Moisture is, famously, the essence of wetness, and, to further borrow a phrase, wetness is the essence of beer. So how the heck can some beer varieties be categorized as "dry"? Call it a quirk of culinary translation or of language in general, but dry, in this case, actually signals a beer's absence of sweetness, rather than the dry mouthfeel you might get from something like fresh spinach or a hangover. Beer is rendered dry when a larger share of its sugars have been zapped out during fermentation. Ergo, beers that have been fermented for shorter periods are sweeter, and beers that have been fermented longer wind up dry.
Convoluted beverage descriptions are nothing new. Wine is particularly conducive to the blight (anyone up for a glass of seduction with an incongruous patina of ennui?). In fact, wine also follows a similar logic on its own sweet to dry continuum. Take, for instance, the sweetest and driest types of red wine. But beer gets a good head scratcher in there once in a while, too. Dry is a particularly vexing descriptor because of its much more common, and common sense, application with regard to liquids. Crisp might be a more relatable description for most beers labeled as dry, but you can, at least, safely assume that anything denoted as dry won't come off as too sweet.

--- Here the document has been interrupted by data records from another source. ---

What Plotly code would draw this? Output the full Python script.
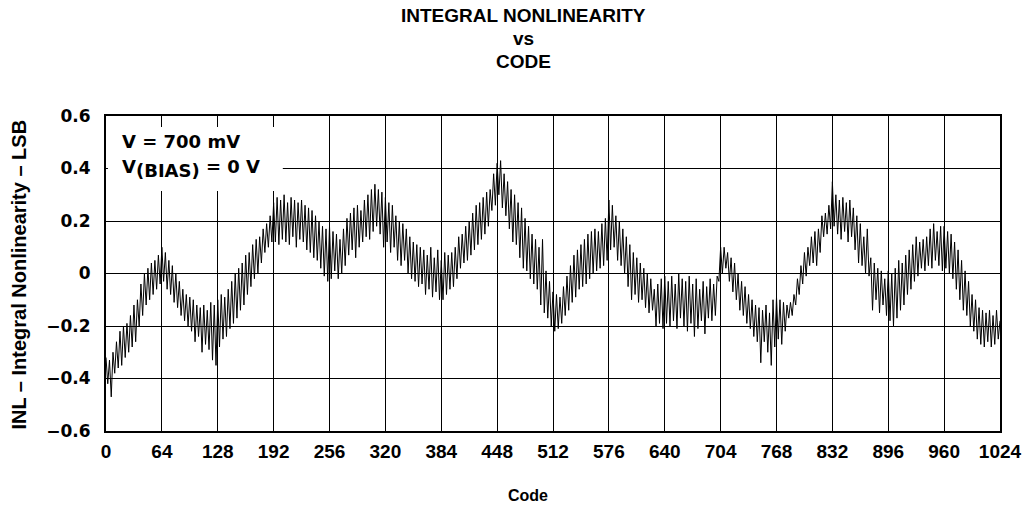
import plotly.graph_objects as go

# INL readings, one value every 2 codes, grouped by 64-code block
inl_000 = [-0.32, -0.42, -0.33, -0.47, -0.30, -0.38, -0.26, -0.36, -0.22, -0.35, -0.20, -0.32, -0.19, -0.30, -0.16, -0.28,
           -0.12, -0.26, -0.10, -0.20, -0.04, -0.16, 0.00, -0.12, 0.02, -0.10, 0.04, -0.08, 0.05, -0.06, 0.07, -0.04]
inl_064 = [0.10, -0.03, 0.08, -0.06, 0.05, -0.08, 0.03, -0.11, 0.00, -0.13, -0.03, -0.16, -0.06, -0.18, -0.08, -0.20,
           -0.09, -0.22, -0.10, -0.26, -0.12, -0.24, -0.13, -0.30, -0.12, -0.27, -0.14, -0.29, -0.11, -0.33, -0.12, -0.35]
inl_128 = [-0.10, -0.28, -0.08, -0.25, -0.09, -0.24, -0.06, -0.21, -0.03, -0.19, 0.00, -0.17, 0.02, -0.14, 0.04, -0.12,
           0.07, -0.08, 0.08, -0.05, 0.11, -0.02, 0.13, 0.00, 0.14, 0.04, 0.17, 0.08, 0.19, 0.10, 0.22, 0.12]
inl_192 = [0.27, 0.12, 0.29, 0.11, 0.28, 0.13, 0.30, 0.12, 0.27, 0.11, 0.29, 0.14, 0.28, 0.10, 0.27, 0.13,
           0.28, 0.12, 0.26, 0.09, 0.25, 0.08, 0.24, 0.06, 0.22, 0.05, 0.20, 0.02, 0.18, -0.01, 0.17, -0.03]
inl_256 = [0.18, -0.02, 0.16, 0.01, 0.15, -0.02, 0.13, 0.00, 0.17, 0.03, 0.21, 0.07, 0.23, 0.09, 0.25, 0.06,
           0.26, 0.10, 0.24, 0.12, 0.28, 0.14, 0.30, 0.13, 0.32, 0.16, 0.34, 0.18, 0.32, 0.15, 0.31, 0.10]
inl_320 = [0.29, 0.12, 0.27, 0.08, 0.26, 0.10, 0.22, 0.05, 0.20, 0.03, 0.19, 0.05, 0.17, 0.00, 0.14, -0.02,
           0.12, -0.03, 0.11, -0.05, 0.10, -0.04, 0.09, -0.08, 0.07, -0.06, 0.10, -0.09, 0.06, -0.07, 0.09, -0.10]
inl_384 = [0.05, -0.10, 0.08, -0.08, 0.07, -0.06, 0.08, -0.05, 0.10, -0.02, 0.14, 0.02, 0.15, 0.04, 0.18, 0.05,
           0.20, 0.07, 0.23, 0.09, 0.26, 0.11, 0.27, 0.13, 0.29, 0.15, 0.31, 0.18, 0.32, 0.24, 0.38, 0.26]
inl_448 = [0.42, 0.30, 0.43, 0.25, 0.38, 0.22, 0.35, 0.17, 0.32, 0.12, 0.30, 0.11, 0.27, 0.06, 0.25, 0.02,
           0.21, 0.01, 0.18, -0.02, 0.15, -0.04, 0.13, -0.06, 0.10, -0.12, 0.13, -0.15, 0.01, -0.17, -0.03, -0.20]
inl_512 = [-0.07, -0.22, -0.08, -0.21, -0.09, -0.19, -0.05, -0.16, -0.01, -0.14, 0.03, -0.11, 0.07, -0.09, 0.09, -0.06,
           0.11, -0.05, 0.13, -0.04, 0.15, -0.02, 0.16, 0.00, 0.17, 0.01, 0.16, 0.02, 0.19, 0.03, 0.21, 0.05]
inl_576 = [0.28, 0.09, 0.26, 0.10, 0.22, 0.05, 0.20, 0.03, 0.17, 0.00, 0.14, -0.05, 0.11, -0.10, 0.08, -0.08,
           0.06, -0.11, 0.04, -0.10, 0.02, -0.13, 0.00, -0.15, -0.02, -0.14, -0.06, -0.20, -0.04, -0.19, -0.02, -0.21]
inl_640 = [-0.01, -0.19, -0.03, -0.20, -0.01, -0.18, -0.04, -0.21, 0.00, -0.17, -0.02, -0.20, -0.03, -0.22, -0.01, -0.19,
           -0.04, -0.24, -0.02, -0.21, -0.06, -0.18, -0.03, -0.23, -0.05, -0.17, -0.02, -0.18, -0.04, -0.16, -0.01, -0.03]
inl_704 = [0.10, 0.00, 0.10, 0.02, 0.08, -0.03, 0.06, -0.07, 0.04, -0.10, 0.00, -0.14, -0.03, -0.16, -0.05, -0.19,
           -0.08, -0.21, -0.10, -0.24, -0.12, -0.26, -0.13, -0.34, -0.14, -0.26, -0.12, -0.30, -0.15, -0.35, -0.10, -0.28]
inl_768 = [-0.09, -0.25, -0.10, -0.27, -0.11, -0.22, -0.12, -0.17, -0.11, -0.16, -0.08, -0.12, -0.02, -0.08, 0.03, -0.04,
           0.08, -0.01, 0.10, 0.03, 0.14, 0.04, 0.16, 0.03, 0.17, 0.08, 0.22, 0.14, 0.23, 0.15, 0.26, 0.17]
inl_832 = [0.35, 0.18, 0.30, 0.15, 0.28, 0.13, 0.29, 0.16, 0.27, 0.12, 0.28, 0.14, 0.25, 0.09, 0.22, 0.04,
           0.19, 0.03, 0.14, 0.00, 0.17, -0.01, 0.06, -0.14, 0.04, -0.10, 0.02, -0.15, 0.01, -0.12, -0.02, -0.16]
inl_896 = [0.01, -0.18, 0.00, -0.20, 0.02, -0.17, 0.05, -0.14, 0.04, -0.12, 0.07, -0.08, 0.09, -0.06, 0.11, -0.03,
           0.14, -0.01, 0.12, 0.02, 0.13, 0.01, 0.14, 0.03, 0.17, 0.02, 0.19, 0.05, 0.16, 0.03, 0.18, 0.01]
inl_960 = [0.18, 0.02, 0.16, 0.00, 0.15, -0.02, 0.12, -0.06, 0.09, -0.10, 0.05, -0.14, 0.01, -0.16, -0.03, -0.20,
           -0.08, -0.22, -0.10, -0.25, -0.13, -0.27, -0.14, -0.28, -0.15, -0.26, -0.14, -0.28, -0.16, -0.27, -0.14, -0.25,
           -0.18]

inl = (inl_000 + inl_064 + inl_128 + inl_192 + inl_256 + inl_320 + inl_384 + inl_448
       + inl_512 + inl_576 + inl_640 + inl_704 + inl_768 + inl_832 + inl_896 + inl_960)
codes = list(range(0, 1025, 2))

x_ticks = [0, 64, 128, 192, 256, 320, 384, 448, 512, 576, 640, 704, 768, 832, 896, 960, 1024]
y_ticks = [-0.6, -0.4, -0.2, 0, 0.2, 0.4, 0.6]
y_tick_text = ["\u22120.6", "\u22120.4", "\u22120.2", "0", "0.2", "0.4", "0.6"]
title_lines = ["INTEGRAL NONLINEARITY", "vs", "CODE"]
condition_lines = ["V = 700 mV",
                   "V<sub><span style='font-size:18px'>(BIAS)</span></sub> = 0 V"]

ARIAL = "Liberation Sans, Arial, sans-serif"
WIDE = "DejaVu Sans, Verdana, sans-serif"


def px_x(col):
    # plot area spans pixel columns 106..1006
    return (col - 106) / 900


def px_y(row):
    # plot area spans pixel rows 116..431
    return (431 - row) / 315


fig = go.Figure()
fig.add_trace(go.Scatter(x=codes, y=inl, mode="lines",
                         line=dict(color="black", width=1), showlegend=False))

fig.update_layout(
    width=1034, height=507,
    margin=dict(l=106, r=28, t=116, b=76),
    paper_bgcolor="white", plot_bgcolor="white",
    font=dict(family=ARIAL, color="black"),
)

fig.update_xaxes(range=[0, 1024], tickvals=x_ticks,
                 ticktext=[f"<b>{v}</b>" for v in x_ticks],
                 tickfont=dict(size=19, family=ARIAL), ticks="", ticklabelstandoff=2,
                 showgrid=True, gridcolor="black", gridwidth=1,
                 showline=True, linecolor="black", linewidth=2, mirror=True,
                 zeroline=False)
fig.update_yaxes(range=[-0.6, 0.6], tickvals=y_ticks,
                 ticktext=[f"<b>{t}</b>" for t in y_tick_text],
                 tickfont=dict(size=17, family=WIDE), ticks="", ticklabelstandoff=10,
                 showgrid=True, gridcolor="black", gridwidth=1,
                 showline=True, linecolor="black", linewidth=2, mirror=True,
                 zeroline=False)

for line, row in zip(title_lines, [15, 38.5, 62]):
    fig.add_annotation(xref="paper", yref="paper", x=px_x(526), y=px_y(row),
                       xanchor="center", yanchor="middle", showarrow=False,
                       text=f"<b>{line}</b>", font=dict(size=19, family=ARIAL))

fig.add_annotation(xref="paper", yref="paper", x=px_x(531), y=px_y(495),
                   xanchor="center", yanchor="middle", showarrow=False,
                   text="<b>Code</b>", font=dict(size=16, family=ARIAL))

fig.add_annotation(xref="paper", yref="paper", x=px_x(18), y=px_y(275),
                   xanchor="center", yanchor="middle", showarrow=False, textangle=-90,
                   text="<b>INL \u2013 Integral Nonlinearity \u2013 LSB</b>",
                   font=dict(size=20, family=ARIAL))

# white panel behind the condition text, hiding the grid there
fig.add_shape(type="rect", xref="paper", yref="paper", layer="above",
              x0=px_x(108), x1=px_x(284), y0=px_y(191), y1=px_y(127),
              fillcolor="white", line=dict(width=0))

for line, row in zip(condition_lines, [130, 155]):
    fig.add_annotation(xref="paper", yref="paper", x=px_x(121), y=px_y(row),
                       xanchor="left", yanchor="top", align="left",
                       showarrow=False, borderpad=0,
                       text=f"<b>{line}</b>", font=dict(size=18, family=WIDE))

fig.write_html("out.html")
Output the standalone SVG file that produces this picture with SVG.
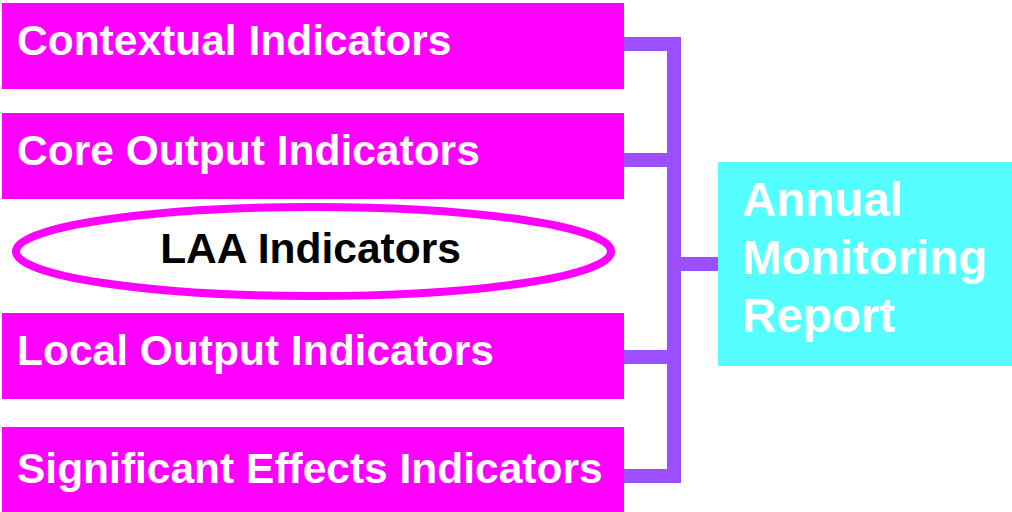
<svg xmlns="http://www.w3.org/2000/svg" width="1012" height="512" viewBox="0 0 1012 512">
<style>
.box{fill:#FF00FF}
.lbl{font-family:"Liberation Sans",Arial,sans-serif;font-weight:bold;font-size:42.5px;fill:#FFFFFF}
.con{stroke:#9B4FFF;stroke-width:14;fill:none;stroke-linejoin:miter;stroke-linecap:butt}
</style>
<rect width="1012" height="512" fill="#FFFFFF"/>
<g id="connectors">
<polyline class="con" points="624,44 674,44 674,476 624,476"/>
<line class="con" x1="624" y1="160" x2="674" y2="160"/>
<line class="con" x1="624" y1="357" x2="674" y2="357"/>
<line class="con" x1="674" y1="264" x2="720" y2="264"/>
</g>
<g id="contextual">
<rect class="box" x="2" y="3" width="622" height="86"/>
<text class="lbl" x="17" y="55">Contextual Indicators</text>
</g>
<g id="core">
<rect class="box" x="2" y="113" width="622" height="86"/>
<text class="lbl" x="17" y="165">Core Output Indicators</text>
</g>
<g id="laa">
<ellipse cx="313.5" cy="251.5" rx="297.5" ry="44.5" fill="#FFFFFF" stroke="#FF00FF" stroke-width="8"/>
<text x="310.5" y="263" text-anchor="middle" style="font-family:'Liberation Sans',Arial,sans-serif;font-weight:bold;font-size:42.5px;fill:#000000">LAA Indicators</text>
</g>
<g id="local">
<rect class="box" x="2" y="313" width="622" height="86"/>
<text class="lbl" x="17" y="365">Local Output Indicators</text>
</g>
<g id="significant">
<rect class="box" x="2" y="427" width="622" height="85"/>
<text class="lbl" x="17" y="483">Significant Effects Indicators</text>
</g>
<g id="amr">
<rect x="718" y="162" width="294" height="204" fill="#55FFFF"/>
<text style="font-family:'Liberation Sans',Arial,sans-serif;font-weight:bold;font-size:47.5px;fill:#FFFFFF">
<tspan x="742" y="216">Annual</tspan>
<tspan x="742" y="274">Monitoring</tspan>
<tspan x="742" y="332">Report</tspan>
</text>
</g>
</svg>
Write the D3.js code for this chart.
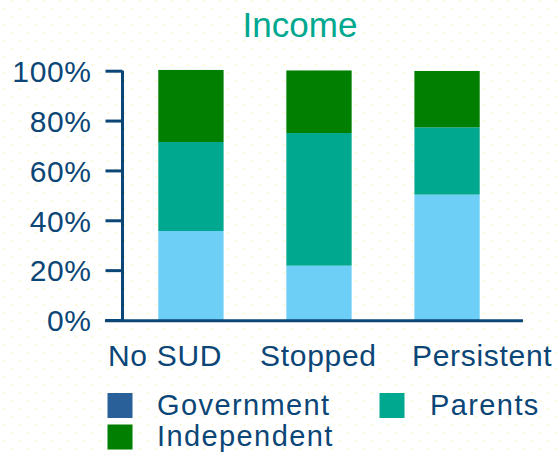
<!DOCTYPE html>
<html>
<head>
<meta charset="utf-8">
<script src="https://cdn.jsdelivr.net/npm/d3@7"></script>
<style>
  html, body { margin: 0; padding: 0; background: #ffffff; }
  svg { display: block; font-family: "Liberation Sans", Arial, sans-serif; }
</style>
</head>
<body>
<svg id="chart" width="557" height="453"></svg>
<script>
// Income source shares (%) by SUD course
const categories = ["No SUD", "Stopped", "Persistent"];
const seriesNames = ["Government", "Parents", "Independent"];
const government = [35.7, 21.8, 50.3];
const parents = [35.7, 53.2, 27.0];
const independent = [28.9, 25.1, 22.6];
const yTicks = [0, 20, 40, 60, 80, 100];

const barColors = ["#6ecff6", "#00a88f", "#007f00"];
const legendColors = ["#2a6099", "#00a88f", "#007f00"];
const navy = "#0b4677";

const rows = categories.map((c, i) => ({
  category: c,
  Government: government[i],
  Parents: parents[i],
  Independent: independent[i]
}));

const svg = d3.select("#chart");

// dotted backdrop
const defs = svg.append("defs");
const pat = defs.append("pattern")
  .attr("id", "dots").attr("patternUnits", "userSpaceOnUse")
  .attr("width", 16).attr("height", 16);
pat.append("circle").attr("cx", 12.5).attr("cy", 1).attr("r", 1).attr("fill", "#fbf6cc");
pat.append("circle").attr("cx", 4.5).attr("cy", 9).attr("r", 1).attr("fill", "#fbf6cc");
svg.append("rect").attr("width", 557).attr("height", 453).attr("fill", "url(#dots)");

const y = d3.scaleLinear().domain([0, 100]).range([320, 70.7]);
const x = d3.scaleBand().domain(categories).range([125, 513]).paddingInner(0.49).paddingOuter(0.26);
const labelX = d3.scalePoint().domain(categories).range([108, 412]);

const stack = d3.stack().keys(seriesNames);
const layers = stack(rows);

svg.append("g").selectAll("g")
  .data(layers)
  .join("g")
  .attr("fill", (d, i) => barColors[i])
  .selectAll("rect")
  .data(d => d)
  .join("rect")
  .attr("x", d => x(d.data.category))
  .attr("width", x.bandwidth())
  .attr("y", d => y(d[1]))
  .attr("height", d => y(d[0]) - y(d[1]));

// y axis
const yAxis = d3.axisLeft(y)
  .tickValues(yTicks)
  .tickSize(17)
  .tickPadding(14)
  .tickFormat(d => d + "%");
const gy = svg.append("g").attr("transform", "translate(122.5,0)").call(yAxis);
gy.select(".domain").attr("stroke", navy).attr("stroke-width", 3).attr("d", "M0,70.7V320");
gy.selectAll(".tick line").attr("stroke", navy).attr("stroke-width", 3);
gy.selectAll(".tick text").attr("fill", navy).attr("font-size", 30)
  .attr("letter-spacing", "0.6px")
  .attr("font-family", "Liberation Sans, Arial, sans-serif").attr("dy", "0.36em");

// x axis baseline
svg.append("line")
  .attr("x1", 105).attr("x2", 523)
  .attr("y1", 320.8).attr("y2", 320.8)
  .attr("stroke", navy).attr("stroke-width", 3);

// category labels
svg.append("g").selectAll("text")
  .data(categories)
  .join("text")
  .attr("x", d => labelX(d))
  .attr("y", 366)
  .attr("fill", navy)
  .attr("font-size", 30)
  .attr("letter-spacing", "0.7px")
  .text(d => d);

// title
svg.append("text")
  .attr("x", 300).attr("y", 36.5)
  .attr("text-anchor", "middle")
  .attr("fill", "#00a88f")
  .attr("font-size", 35)
  .text("Income");

// legend
const legendPos = [[107.5, 393, 157], [379.5, 393, 430], [107.5, 424.5, 157]];
const lg = svg.append("g").selectAll("g")
  .data(seriesNames)
  .join("g");
lg.append("rect")
  .attr("x", (d, i) => legendPos[i][0])
  .attr("y", (d, i) => legendPos[i][1])
  .attr("width", 25).attr("height", 25)
  .attr("fill", (d, i) => legendColors[i]);
lg.append("text")
  .attr("x", (d, i) => legendPos[i][2])
  .attr("y", (d, i) => legendPos[i][1] + 21.5)
  .attr("fill", navy)
  .attr("font-size", 29)
  .attr("letter-spacing", "1.4px")
  .text(d => d);
</script>
</body>
</html>
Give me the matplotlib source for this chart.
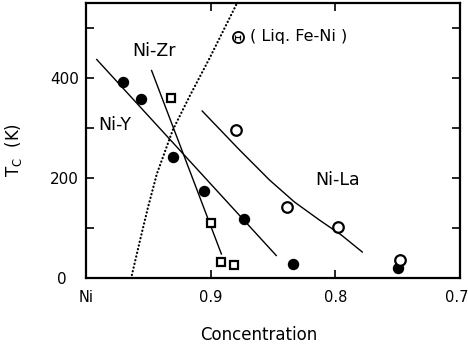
import matplotlib
matplotlib.use("Agg")
import matplotlib.pyplot as plt
import matplotlib.transforms as mtransforms

# Ni-Y (filled circles)
ni_y_conc = [0.970, 0.956, 0.930, 0.905, 0.873, 0.834, 0.750]
ni_y_tc = [392, 358, 242, 175, 118, 28, 20]
ni_y_fit_conc = [0.9914, 0.8474]
ni_y_fit_tc = [437, 45]

# Ni-Zr (open squares)
ni_zr_conc = [0.932, 0.900, 0.892, 0.881]
ni_zr_tc = [360, 111, 32, 26]
ni_zr_fit_conc = [0.9474, 0.8914]
ni_zr_fit_tc = [415, 48]

# Ni-La (open circles)
ni_la_conc = [0.880, 0.839, 0.798, 0.748]
ni_la_tc = [296, 142, 102, 36]
ni_la_fit_conc = [0.9068, 0.8768, 0.8528, 0.8328, 0.8128, 0.7952, 0.7784]
ni_la_fit_tc = [334, 256, 196, 152, 116, 86, 52]

# liquid Fe-Ni curve (dotted)
liq_conc = [0.9632, 0.9568, 0.9504, 0.9432, 0.9304, 0.9168, 0.9008, 0.8792, 0.8768]
liq_tc = [6, 74, 140, 208, 296, 364, 440, 548, 560]

x_ticks = [1.0, 0.9, 0.8, 0.7]
x_labels = ["Ni", "0.9", "0.8", "0.7"]
y_ticks = [0, 100, 200, 300, 400, 500]
y_labels = ["0", "", "200", "", "400", ""]

fig = plt.figure(figsize=(4.68, 3.5), dpi=100)
ax = fig.add_axes([86 / 468, 1 - 278 / 350, 374 / 468, 275 / 350])

ax.plot(liq_conc, liq_tc, color="black", lw=1.6, linestyle=(0, (0.1, 1.6)),
        dash_capstyle="round")
ax.plot(ni_y_fit_conc, ni_y_fit_tc, color="black", lw=1.0)
ax.plot(ni_zr_fit_conc, ni_zr_fit_tc, color="black", lw=1.0)
ax.plot(ni_la_fit_conc, ni_la_fit_tc, color="black", lw=1.0)

ax.plot(ni_y_conc, ni_y_tc, "o", ms=7.2, color="black", mec="black")
ax.plot(ni_zr_conc, ni_zr_tc, "s", ms=6.3, mfc="white", mec="black", mew=1.6)
ax.plot(ni_la_conc, ni_la_tc, "o", ms=7.6, mfc="white", mec="black", mew=1.6)

ax.set_xlim(1.0, 0.7)
ax.set_ylim(0, 550)

ax.set_xticks(x_ticks)
ax.set_xticklabels(x_labels, fontsize=10.5)
ax.set_yticks(y_ticks)
ax.set_yticklabels(y_labels, fontsize=11)
ax.tick_params(direction="in", length=6, width=1.2, top=True, right=True)
ax.tick_params(axis="x", pad=9)
ax.tick_params(axis="y", pad=5)

# the zero label sits a little to the left of the others
zero = ax.get_yticklabels()[0]
zero.set_transform(zero.get_transform()
                   + mtransforms.ScaledTranslation(-12 / 100, 0, fig.dpi_scale_trans))
# keep the last concentration label inside the figure
last = ax.get_xticklabels()[-1]
last.set_transform(last.get_transform()
                   + mtransforms.ScaledTranslation(-3 / 100, 0, fig.dpi_scale_trans))

for s in ax.spines.values():
    s.set_linewidth(1.6)

ax.set_xlabel("Concentration", fontsize=12)
ax.xaxis.set_label_coords((258.7 - 86) / 374, -(326 - 278) / 275)
ax.set_ylabel(r"T$_\mathrm{C}$  (K)", fontsize=12)
ax.yaxis.set_label_coords(-(86 - 24) / 374, (278 - 150) / 275)

ax.text(0.9456, 454, "Ni-Zr", fontsize=12.5, ha="center", va="center")
ax.text(0.9904, 306, "Ni-Y", fontsize=12.5, ha="left", va="center")
ax.text(0.7984, 196, "Ni-La", fontsize=12.5, ha="center", va="center")

# key symbol for the liquid alloy curve
sx, sy = (237.5 - 86) / 374, (278 - 36.5) / 275
ax.plot([sx], [sy], "o", ms=8, mfc="white", mec="black", mew=1.3,
        transform=ax.transAxes, clip_on=False)
ax.errorbar([sx], [sy], xerr=[0.006], fmt="none", ecolor="black",
            elinewidth=0.9, capsize=1.8, capthick=0.9, transform=ax.transAxes)
ax.text((250 - 86) / 374, sy, "( Liq. Fe-Ni )", fontsize=11.5, ha="left",
        va="center", transform=ax.transAxes)

fig.savefig("out.png", dpi=100)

Dry beer's deeper origins and what you can drink today
Bud Dry, the discontinued beer you forgot Budweiser once made, quickly became the most famous of its kind in the United States. Large-scale production of dry beer had only begun a few years earlier in Japan by the time Bud Dry was introduced in 1989. But, a few weirdly memorable commercials and 21 years later, both the earworm and the suds would be out of circulation. That Japanese antecedent, Asahi Super Dry, however, is still available.
Both "dry" as a broad beer selling point and the wacky catchphrases it wrought have largely faded from the prominence they once commanded, but plenty of brews still fit the bill even without the grating brand campaigns. In our list of lager and food pairings that you need to try, an industry pro names both the brew category and the more precise pilsner as falling on the drier side. Plenty of IPAs and saisons also finish dry, and, should you wish to diverge from beer altogether, ciders are often explicit about where they fall on the sweet-to-dry spectrum.